The HbbTV Specification is a powerful and feature rich technology, which in turn demands significant processing power and internet capability in a TV set. Most European TV markets see a demand for a range of devices at different price points to meet the needs of the consumer. In turn, manufacturers offer a range of TVs with different feature sets and price points to address the market demand. A legally binding mandate to support HbbTV in all TV sets would introduce significant cost to TV sets at the lower end of the product range, potentially burdening consumers with unnecessary cost when seeking an entry level TV.
3. Potential IPR issues
DIGITALEUROPE’s final concern relates to the risk of IPR claims that may be raised by parties who sit outside the ETSI IPR policy, due to the complexity of the HbbTV Specification. While ETSI IPR policy includes a procedure to handle such risks, as long as HbbTV is not legally mandated, manufacturers have the freedom
to remove IP that is subject to unreasonable non-FRAND claims, should such claims arise. Whereas if HbbTV is legally mandated, this option may no longer be available and manufacturers may be prevented from selling products until the ETSI resolution process has completed. Consequently, there is a risk that some IP holders may exploit this to their commercial advantage as leverage to exert non-FRAND licence terms for IPR. This risk of non-FRAND IPR results in uncertainty and commercial risk to members of the ecosystem. At least one DIGITALEUROPE member has already been subject to spurious licence claims against essential IPR in the HbbTV Specification.

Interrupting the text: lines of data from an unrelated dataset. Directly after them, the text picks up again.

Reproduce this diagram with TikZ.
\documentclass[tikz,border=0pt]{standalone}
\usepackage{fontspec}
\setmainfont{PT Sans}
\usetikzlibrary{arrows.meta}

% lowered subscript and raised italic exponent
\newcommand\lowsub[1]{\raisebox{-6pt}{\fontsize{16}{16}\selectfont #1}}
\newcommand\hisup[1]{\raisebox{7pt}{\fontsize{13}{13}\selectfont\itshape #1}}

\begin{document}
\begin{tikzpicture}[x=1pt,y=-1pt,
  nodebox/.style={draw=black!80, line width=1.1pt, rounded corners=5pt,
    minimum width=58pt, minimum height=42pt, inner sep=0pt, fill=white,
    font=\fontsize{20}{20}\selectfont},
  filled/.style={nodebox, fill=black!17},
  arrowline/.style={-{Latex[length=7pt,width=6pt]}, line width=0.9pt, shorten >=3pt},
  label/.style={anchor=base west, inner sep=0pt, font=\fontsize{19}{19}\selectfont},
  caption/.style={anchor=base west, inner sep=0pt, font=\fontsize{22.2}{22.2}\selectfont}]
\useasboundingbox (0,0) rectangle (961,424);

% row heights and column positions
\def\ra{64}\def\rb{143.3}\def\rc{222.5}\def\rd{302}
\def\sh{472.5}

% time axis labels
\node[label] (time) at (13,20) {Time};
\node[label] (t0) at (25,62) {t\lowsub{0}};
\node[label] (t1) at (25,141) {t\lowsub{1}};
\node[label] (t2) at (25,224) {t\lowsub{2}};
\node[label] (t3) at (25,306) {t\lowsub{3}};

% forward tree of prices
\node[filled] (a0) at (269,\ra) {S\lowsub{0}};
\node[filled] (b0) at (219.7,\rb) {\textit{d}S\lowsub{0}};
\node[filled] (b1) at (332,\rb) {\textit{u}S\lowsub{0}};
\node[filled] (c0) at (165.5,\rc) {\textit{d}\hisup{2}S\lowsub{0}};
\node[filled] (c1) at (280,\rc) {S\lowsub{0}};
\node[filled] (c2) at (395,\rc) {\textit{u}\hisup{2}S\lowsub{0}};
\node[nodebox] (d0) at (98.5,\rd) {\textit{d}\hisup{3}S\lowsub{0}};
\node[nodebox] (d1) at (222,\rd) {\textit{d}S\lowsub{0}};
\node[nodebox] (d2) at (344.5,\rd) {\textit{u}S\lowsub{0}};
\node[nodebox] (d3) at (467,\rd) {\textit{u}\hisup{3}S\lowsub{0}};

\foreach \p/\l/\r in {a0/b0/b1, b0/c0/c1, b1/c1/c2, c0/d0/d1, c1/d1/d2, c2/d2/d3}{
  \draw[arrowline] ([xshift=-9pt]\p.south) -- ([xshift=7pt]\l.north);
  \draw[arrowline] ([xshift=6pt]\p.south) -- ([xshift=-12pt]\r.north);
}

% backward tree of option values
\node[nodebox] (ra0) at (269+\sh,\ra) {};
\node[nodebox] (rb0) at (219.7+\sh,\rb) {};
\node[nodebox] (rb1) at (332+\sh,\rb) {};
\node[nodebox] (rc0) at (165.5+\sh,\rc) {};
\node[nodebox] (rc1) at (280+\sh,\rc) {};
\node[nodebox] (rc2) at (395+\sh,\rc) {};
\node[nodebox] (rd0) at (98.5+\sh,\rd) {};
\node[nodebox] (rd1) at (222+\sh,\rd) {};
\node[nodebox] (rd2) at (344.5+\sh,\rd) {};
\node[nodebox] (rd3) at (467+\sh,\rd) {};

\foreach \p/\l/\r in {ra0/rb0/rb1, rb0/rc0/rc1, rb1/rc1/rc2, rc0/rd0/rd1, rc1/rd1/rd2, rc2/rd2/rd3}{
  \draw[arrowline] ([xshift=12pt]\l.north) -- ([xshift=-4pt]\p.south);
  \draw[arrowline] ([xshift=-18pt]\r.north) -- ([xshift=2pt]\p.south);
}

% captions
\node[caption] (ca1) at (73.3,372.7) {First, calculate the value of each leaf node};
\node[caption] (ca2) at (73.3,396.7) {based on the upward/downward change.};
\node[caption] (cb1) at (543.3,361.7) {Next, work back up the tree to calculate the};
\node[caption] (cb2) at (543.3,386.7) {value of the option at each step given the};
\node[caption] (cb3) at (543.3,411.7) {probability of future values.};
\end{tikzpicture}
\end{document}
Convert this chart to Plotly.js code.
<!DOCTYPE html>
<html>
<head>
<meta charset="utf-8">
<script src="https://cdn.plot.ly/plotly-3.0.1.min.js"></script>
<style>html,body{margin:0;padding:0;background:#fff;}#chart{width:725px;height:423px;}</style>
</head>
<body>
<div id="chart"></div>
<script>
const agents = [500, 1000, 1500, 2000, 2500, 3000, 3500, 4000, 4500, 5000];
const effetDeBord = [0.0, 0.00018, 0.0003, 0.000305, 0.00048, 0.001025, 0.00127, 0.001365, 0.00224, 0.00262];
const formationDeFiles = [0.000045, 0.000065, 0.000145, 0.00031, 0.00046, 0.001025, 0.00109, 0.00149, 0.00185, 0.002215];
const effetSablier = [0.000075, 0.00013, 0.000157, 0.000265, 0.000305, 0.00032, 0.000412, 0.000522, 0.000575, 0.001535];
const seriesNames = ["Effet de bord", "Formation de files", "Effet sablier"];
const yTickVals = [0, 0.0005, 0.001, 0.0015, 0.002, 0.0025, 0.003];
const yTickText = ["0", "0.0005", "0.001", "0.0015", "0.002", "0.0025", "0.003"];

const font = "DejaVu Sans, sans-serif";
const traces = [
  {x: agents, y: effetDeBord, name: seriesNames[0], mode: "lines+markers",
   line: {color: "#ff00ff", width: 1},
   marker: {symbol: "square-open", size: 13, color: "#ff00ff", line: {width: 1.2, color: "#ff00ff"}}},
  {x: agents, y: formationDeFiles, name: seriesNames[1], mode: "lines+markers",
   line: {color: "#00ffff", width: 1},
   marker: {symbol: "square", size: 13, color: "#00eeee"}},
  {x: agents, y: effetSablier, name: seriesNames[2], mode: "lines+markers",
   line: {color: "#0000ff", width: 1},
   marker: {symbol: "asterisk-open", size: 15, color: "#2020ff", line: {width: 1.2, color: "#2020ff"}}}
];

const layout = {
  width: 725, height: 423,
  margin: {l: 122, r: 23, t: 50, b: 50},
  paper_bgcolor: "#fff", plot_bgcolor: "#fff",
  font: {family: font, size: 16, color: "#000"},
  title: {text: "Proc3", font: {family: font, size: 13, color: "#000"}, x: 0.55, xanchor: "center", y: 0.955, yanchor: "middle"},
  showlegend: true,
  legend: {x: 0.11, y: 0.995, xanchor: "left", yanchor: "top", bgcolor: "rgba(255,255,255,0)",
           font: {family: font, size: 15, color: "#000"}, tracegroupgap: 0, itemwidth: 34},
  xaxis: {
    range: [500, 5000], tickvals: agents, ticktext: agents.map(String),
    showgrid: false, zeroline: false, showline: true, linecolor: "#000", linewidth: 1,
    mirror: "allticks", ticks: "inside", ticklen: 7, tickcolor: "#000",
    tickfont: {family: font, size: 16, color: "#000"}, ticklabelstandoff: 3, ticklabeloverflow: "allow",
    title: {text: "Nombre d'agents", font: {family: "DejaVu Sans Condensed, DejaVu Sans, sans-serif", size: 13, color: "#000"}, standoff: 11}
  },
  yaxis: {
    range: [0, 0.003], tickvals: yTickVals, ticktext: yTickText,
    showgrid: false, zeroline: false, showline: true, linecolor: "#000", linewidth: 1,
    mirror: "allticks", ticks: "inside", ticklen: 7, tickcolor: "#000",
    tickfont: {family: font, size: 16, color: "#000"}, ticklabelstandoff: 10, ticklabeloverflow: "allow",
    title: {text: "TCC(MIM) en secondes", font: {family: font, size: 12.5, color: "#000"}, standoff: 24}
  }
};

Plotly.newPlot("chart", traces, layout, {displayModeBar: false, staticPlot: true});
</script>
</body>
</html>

DIGITALEUROPE members remain supporters of HbbTV and encourage its adoption. However, for the reasons described above we would recommend that the legislators consider giving HbbTV a RECOMMENDED or OPTIONAL status instead of a MANDATORY status. In addition, we recommend that national bodies develop pragmatic logo programs to promote HbbTV implementation and the benefits of local HbbTV services to consumers, and to foster interoperability through cooperation.
DIGITALEUROPE is happy to discuss its concerns on this with local regulators as needed.